1960 c’est l’année à laquelle notre pays le Sénégal a accédé à l’indépendance. C’est l’année du réveil de toutes les consciences pour savourer les délices que procure la libération du peuple du joug colonial qui a duré près de trois siècles. C’est l’année de notre marche vers le Festival Mondial des Arts Nègres en 1966, voulu et organisé par le président poète Léopold Sédar Senghor, premier président du Sénégal. Partout, c’est l’effervescence surtout sur le plan culturel qui voit la naissance d’une foultitude d’artistes toutes disciplines confondues. C’est ce moment là, qu’une étoile nommée Mada Thiam sort de la banlieue dakaroise pour voler la vedette à tous les artistes chanteurs traditionnels de sa génération. Elle composa un tube appelé « Laye Niakh », qui supplanta toutes les compositions populaires de l’époque. Laye niakh, c’est le nom d’un chauffeur de taxi qui avait ravi le cœur de la nouvelle vedette de la chanson Sénégalaise. Radio Sénégal, la seule à l’époque, nous serinait à longueur de journée, cette chanson qui se répétait jusque dans les hameaux les plus reculés. C’était une chanson d’amour qui faisait de ce chauffeur de taxi une célébrité dans tout le pays.

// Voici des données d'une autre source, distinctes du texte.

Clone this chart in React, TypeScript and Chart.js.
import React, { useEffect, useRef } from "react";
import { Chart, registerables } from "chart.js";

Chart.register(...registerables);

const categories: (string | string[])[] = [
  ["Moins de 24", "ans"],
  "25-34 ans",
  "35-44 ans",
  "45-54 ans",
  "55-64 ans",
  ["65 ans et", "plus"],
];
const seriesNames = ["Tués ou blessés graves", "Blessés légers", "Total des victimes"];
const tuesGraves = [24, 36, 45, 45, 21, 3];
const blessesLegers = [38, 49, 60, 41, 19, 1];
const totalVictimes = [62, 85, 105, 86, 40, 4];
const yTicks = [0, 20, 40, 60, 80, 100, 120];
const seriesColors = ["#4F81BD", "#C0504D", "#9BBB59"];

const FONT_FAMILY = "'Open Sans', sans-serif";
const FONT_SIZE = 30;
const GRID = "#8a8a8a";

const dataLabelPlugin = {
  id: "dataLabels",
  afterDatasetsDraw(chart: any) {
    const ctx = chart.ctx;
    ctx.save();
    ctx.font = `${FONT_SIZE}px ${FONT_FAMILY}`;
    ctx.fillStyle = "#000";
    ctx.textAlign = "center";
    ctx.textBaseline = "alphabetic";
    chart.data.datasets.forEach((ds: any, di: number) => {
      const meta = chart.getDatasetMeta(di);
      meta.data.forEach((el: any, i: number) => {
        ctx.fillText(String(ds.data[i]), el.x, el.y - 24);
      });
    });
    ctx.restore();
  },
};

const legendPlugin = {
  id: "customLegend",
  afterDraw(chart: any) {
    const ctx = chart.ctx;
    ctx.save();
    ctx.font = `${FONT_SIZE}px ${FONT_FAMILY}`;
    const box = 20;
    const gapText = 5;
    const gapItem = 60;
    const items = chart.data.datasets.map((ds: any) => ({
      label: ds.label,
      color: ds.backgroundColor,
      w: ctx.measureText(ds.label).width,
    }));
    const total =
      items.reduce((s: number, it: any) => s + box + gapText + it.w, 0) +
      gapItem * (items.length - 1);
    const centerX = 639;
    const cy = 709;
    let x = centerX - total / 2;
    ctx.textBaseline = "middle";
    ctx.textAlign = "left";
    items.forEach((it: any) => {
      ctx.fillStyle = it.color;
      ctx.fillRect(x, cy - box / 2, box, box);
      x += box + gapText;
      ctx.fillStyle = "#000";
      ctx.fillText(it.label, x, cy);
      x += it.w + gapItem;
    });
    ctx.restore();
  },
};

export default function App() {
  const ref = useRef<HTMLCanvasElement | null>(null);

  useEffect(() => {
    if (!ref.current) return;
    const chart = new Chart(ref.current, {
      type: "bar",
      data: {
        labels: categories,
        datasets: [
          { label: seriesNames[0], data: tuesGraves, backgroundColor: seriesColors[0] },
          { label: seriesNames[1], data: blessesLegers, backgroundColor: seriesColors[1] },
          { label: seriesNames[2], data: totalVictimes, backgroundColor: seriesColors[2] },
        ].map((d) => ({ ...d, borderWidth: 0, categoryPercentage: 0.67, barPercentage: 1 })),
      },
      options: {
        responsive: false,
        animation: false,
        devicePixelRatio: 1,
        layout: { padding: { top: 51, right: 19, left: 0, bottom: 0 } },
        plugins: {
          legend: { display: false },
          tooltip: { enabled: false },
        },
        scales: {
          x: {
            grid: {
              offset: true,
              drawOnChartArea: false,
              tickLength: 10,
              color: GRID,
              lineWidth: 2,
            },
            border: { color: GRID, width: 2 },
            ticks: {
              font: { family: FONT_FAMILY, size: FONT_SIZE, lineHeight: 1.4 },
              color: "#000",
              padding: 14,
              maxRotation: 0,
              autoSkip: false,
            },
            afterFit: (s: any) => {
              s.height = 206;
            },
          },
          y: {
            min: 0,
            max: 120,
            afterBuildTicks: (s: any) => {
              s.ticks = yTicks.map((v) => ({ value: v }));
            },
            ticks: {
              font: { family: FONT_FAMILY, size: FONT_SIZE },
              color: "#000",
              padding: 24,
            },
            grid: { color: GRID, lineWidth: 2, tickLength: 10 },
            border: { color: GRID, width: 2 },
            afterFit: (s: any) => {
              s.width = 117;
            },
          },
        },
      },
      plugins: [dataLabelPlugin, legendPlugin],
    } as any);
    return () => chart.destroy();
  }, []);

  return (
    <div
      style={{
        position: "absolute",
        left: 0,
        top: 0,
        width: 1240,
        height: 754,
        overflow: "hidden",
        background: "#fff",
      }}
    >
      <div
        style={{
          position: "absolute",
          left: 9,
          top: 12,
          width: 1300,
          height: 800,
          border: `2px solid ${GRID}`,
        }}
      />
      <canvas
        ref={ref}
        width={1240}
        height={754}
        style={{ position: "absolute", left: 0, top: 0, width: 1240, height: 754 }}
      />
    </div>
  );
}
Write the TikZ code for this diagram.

« Laye niakh, je t’ai choisi parmi tous les hommes de ce pays car pour moi, tu es un Dieu. Je me sens seule la nuit si tu n’es pas auprès de moi. Alors le doute et la solitude envahissent mon cœur et je sombre dans la misère. Mais pendant la nuit si je te sens près de moi, mon cœur reverdit comme les fleurs d’un printemps précoce ». Telles étaient les paroles de cette chanson composée par Mada Thiam qui avait, à l’époque l’une des plus belles voix sinon la plus belle. Elle était maîtresse de sa voix douce et violente comme la vie, qui produisait des ondes d’une pureté incomparable.
C’est sur ce fait, que le célèbre saxophoniste Bira Guèye, l’intégra dans son orchestre où elle fit feu et flamme. Par ses chansons toutes belles, toutes scintillantes comme un tesson d’étoile, Mada Thiam avait enflammé beaucoup de cœurs à travers des compositions dignes de la grande virtuose qu’elle était. Elle n’a pas vécu longtemps, terrassée par une maladie qui l’arracha à notre affection. Elle n’eut pas hélas les funérailles qu’elle méritait, tout comme « son Dieu » qui, quelques temps après, est allé la rejoindre pour continuer leur amour loin des regards indiscrets.
Mada Thiam, quoique que brève fut sa carrière musicale, s’imposa dans nos mémoires avec des souvenirs agréables à raconter. Son morceau dédié au festival 66 fut tellement réussi que Radio Sénégal en fit l’indicatif du journal en wolof que présentait feu Elhadj Ousseynou Seck. C’est avec un immense plaisir que nous nous souvenons de cette grande diva qui a bercé les cœurs de tous les sénégalais.